### RECORDS TO PROCESS ###

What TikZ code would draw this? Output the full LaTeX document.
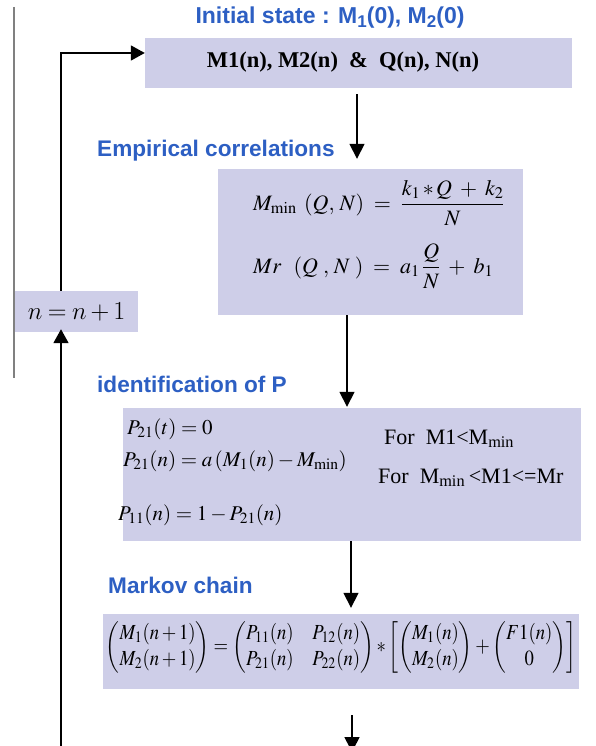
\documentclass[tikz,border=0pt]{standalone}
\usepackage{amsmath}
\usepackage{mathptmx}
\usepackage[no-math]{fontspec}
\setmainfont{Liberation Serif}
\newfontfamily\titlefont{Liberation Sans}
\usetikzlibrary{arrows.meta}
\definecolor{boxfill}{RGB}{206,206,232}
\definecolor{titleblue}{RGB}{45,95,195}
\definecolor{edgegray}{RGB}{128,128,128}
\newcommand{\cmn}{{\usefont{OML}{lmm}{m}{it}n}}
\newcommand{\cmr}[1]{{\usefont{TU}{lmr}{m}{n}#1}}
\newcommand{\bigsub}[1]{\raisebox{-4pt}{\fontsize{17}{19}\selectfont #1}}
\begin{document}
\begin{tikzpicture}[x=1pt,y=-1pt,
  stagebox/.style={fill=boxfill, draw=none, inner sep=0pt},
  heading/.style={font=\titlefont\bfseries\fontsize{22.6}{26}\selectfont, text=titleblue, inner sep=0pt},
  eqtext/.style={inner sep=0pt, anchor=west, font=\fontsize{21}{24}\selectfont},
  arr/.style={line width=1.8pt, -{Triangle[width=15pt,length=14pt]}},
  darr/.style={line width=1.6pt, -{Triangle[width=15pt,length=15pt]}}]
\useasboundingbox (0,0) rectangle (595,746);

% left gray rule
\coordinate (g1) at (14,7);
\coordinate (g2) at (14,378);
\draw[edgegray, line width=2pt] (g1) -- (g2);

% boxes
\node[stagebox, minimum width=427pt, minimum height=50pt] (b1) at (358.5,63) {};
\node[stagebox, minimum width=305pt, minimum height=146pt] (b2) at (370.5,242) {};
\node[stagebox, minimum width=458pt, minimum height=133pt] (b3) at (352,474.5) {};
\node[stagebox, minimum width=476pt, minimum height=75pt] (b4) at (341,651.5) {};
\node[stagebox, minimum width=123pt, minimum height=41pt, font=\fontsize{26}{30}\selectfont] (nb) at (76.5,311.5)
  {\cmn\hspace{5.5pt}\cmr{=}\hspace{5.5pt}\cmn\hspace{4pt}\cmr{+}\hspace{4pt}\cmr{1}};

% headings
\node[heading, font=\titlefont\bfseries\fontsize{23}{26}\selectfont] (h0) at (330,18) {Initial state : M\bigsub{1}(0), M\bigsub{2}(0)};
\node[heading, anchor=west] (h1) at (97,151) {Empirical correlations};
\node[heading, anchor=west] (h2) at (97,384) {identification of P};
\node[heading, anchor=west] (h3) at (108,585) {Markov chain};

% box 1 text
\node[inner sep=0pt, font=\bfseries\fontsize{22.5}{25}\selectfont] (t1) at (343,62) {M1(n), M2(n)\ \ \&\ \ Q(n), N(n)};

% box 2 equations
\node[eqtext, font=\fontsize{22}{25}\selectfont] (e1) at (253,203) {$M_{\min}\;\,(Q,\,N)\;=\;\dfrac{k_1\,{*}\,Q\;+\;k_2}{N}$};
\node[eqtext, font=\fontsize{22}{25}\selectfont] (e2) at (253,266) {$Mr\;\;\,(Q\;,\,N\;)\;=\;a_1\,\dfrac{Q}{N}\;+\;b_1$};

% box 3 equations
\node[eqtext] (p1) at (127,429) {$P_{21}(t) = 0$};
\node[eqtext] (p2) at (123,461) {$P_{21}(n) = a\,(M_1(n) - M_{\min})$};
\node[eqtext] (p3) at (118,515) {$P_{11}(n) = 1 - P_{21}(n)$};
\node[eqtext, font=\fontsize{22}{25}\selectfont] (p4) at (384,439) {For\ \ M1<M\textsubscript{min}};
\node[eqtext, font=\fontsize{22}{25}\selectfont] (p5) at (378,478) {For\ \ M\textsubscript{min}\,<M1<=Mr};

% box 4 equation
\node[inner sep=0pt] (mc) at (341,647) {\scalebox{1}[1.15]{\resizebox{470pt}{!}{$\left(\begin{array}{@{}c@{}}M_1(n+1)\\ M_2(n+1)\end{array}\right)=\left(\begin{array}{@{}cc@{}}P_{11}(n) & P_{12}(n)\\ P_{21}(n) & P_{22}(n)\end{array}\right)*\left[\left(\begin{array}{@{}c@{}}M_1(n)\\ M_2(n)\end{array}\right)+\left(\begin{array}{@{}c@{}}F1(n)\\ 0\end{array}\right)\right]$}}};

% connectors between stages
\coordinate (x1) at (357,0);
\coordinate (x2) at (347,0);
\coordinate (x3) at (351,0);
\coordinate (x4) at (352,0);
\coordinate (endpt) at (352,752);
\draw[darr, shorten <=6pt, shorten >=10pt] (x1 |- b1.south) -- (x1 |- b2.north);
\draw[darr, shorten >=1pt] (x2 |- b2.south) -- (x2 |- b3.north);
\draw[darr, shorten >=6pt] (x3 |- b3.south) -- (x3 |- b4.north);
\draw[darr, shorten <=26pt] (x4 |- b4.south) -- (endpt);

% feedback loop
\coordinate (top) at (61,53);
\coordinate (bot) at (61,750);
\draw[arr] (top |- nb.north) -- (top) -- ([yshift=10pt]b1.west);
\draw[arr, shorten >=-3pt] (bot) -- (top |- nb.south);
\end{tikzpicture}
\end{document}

###
### RECORDS TO PROCESS ###

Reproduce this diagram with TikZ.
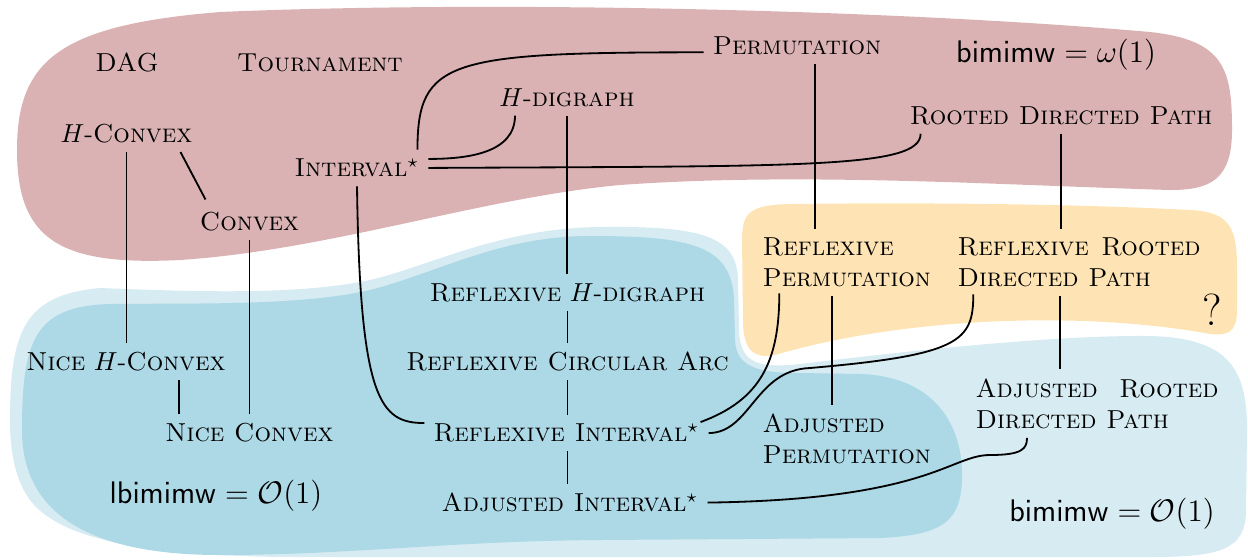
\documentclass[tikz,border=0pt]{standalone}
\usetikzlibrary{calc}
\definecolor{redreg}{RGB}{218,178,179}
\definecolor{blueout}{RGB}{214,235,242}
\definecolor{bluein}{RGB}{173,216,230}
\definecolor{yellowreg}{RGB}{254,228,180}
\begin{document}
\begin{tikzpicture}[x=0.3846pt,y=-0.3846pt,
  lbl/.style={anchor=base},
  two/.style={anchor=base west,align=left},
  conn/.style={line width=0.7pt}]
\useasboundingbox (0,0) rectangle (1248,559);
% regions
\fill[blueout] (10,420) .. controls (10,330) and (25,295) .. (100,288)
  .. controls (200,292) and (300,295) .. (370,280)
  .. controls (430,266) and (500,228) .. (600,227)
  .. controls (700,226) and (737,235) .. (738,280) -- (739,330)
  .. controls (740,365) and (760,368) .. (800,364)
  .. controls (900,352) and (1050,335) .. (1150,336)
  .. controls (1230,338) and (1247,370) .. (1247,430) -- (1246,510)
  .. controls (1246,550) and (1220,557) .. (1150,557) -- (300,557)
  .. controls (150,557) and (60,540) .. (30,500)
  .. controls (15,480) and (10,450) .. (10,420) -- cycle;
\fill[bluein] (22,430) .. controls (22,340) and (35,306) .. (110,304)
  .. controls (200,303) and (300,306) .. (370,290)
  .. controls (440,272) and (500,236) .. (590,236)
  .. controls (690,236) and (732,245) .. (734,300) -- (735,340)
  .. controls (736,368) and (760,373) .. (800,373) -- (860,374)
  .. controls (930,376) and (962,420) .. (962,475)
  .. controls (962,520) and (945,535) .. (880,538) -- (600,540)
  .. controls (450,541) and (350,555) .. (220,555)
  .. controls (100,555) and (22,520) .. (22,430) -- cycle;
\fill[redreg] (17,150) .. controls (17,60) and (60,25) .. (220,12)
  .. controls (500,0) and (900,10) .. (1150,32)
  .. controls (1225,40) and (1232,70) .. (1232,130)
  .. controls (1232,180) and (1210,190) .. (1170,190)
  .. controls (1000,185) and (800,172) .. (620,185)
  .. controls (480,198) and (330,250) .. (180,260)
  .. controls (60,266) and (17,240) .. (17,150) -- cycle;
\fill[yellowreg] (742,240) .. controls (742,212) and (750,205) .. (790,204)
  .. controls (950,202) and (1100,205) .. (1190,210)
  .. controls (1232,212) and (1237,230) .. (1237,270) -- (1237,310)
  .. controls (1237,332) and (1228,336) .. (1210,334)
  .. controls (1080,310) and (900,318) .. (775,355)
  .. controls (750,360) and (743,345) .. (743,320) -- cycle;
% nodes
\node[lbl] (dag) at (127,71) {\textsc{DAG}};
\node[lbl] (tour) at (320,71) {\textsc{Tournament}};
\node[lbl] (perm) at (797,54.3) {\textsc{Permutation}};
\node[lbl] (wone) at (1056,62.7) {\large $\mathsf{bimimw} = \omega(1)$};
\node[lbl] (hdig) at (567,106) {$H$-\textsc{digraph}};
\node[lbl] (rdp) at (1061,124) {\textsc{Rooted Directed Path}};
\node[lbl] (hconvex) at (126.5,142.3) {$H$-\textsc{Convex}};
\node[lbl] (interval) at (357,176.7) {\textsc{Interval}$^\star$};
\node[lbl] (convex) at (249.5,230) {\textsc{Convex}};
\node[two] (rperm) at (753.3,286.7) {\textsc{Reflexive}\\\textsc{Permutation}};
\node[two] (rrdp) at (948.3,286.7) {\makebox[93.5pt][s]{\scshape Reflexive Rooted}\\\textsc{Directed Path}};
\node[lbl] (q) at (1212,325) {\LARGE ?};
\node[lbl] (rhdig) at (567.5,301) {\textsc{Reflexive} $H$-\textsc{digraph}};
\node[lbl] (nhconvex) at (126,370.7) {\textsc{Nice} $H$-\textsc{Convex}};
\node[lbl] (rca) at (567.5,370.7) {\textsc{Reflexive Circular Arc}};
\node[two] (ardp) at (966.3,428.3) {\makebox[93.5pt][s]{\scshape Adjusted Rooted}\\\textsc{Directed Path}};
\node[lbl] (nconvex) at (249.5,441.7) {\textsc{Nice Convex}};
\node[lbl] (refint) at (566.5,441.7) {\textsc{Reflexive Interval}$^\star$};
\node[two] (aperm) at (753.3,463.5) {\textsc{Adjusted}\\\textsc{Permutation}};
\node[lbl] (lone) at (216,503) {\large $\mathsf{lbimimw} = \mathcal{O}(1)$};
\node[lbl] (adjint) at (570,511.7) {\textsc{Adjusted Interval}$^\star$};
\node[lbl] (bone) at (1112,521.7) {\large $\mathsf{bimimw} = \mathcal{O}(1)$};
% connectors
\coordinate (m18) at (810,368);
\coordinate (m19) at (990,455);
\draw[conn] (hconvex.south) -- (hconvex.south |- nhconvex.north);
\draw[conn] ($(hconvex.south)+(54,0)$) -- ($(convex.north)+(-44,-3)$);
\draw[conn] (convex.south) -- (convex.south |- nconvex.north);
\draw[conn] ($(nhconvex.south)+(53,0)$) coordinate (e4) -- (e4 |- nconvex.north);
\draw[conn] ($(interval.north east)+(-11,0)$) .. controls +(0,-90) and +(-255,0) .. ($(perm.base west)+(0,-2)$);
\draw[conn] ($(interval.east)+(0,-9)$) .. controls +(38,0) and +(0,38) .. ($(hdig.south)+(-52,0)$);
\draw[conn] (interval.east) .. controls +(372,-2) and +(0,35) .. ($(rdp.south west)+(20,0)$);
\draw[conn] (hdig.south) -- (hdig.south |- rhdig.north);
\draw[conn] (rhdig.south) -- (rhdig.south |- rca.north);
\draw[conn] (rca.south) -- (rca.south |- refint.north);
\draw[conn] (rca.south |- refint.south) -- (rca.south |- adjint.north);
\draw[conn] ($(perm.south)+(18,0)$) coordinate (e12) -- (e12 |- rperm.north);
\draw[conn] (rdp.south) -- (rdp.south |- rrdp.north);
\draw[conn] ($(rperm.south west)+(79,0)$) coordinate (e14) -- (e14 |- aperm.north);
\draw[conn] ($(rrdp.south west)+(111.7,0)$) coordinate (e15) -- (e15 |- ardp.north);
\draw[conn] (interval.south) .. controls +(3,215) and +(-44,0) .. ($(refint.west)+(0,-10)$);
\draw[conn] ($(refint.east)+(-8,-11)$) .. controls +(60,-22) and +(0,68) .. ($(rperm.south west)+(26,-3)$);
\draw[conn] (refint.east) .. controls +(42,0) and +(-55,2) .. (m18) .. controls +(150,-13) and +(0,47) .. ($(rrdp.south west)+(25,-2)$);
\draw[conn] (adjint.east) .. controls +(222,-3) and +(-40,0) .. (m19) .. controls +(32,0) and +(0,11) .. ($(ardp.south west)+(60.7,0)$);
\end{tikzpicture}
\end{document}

###
### RECORDS TO PROCESS ###

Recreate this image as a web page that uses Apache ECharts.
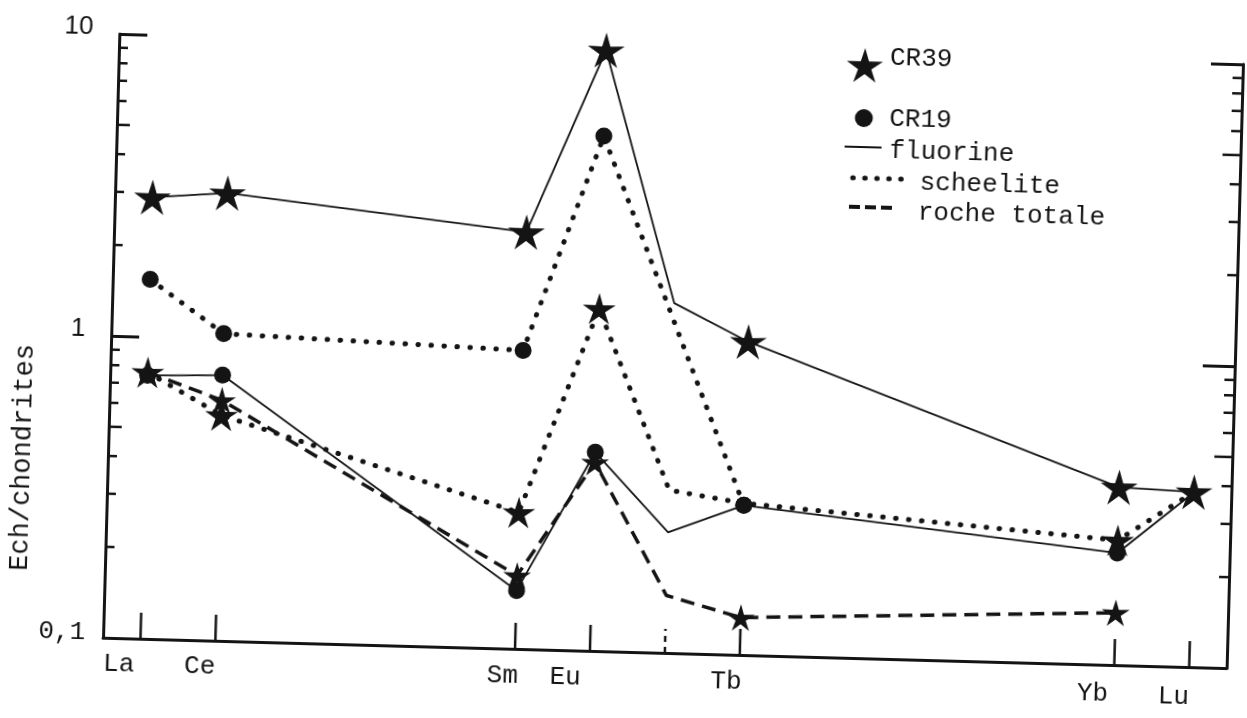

###

> [EXERCISE DESCRIPTION]:
Gather each line of the listing that holds the string "this".

> [EXPECTED ANSWER]:
What TikZ code would draw this? Output the full LaTeX document.
Reproduce this diagram with TikZ.
Recreate this image as a web page that uses Apache ECharts.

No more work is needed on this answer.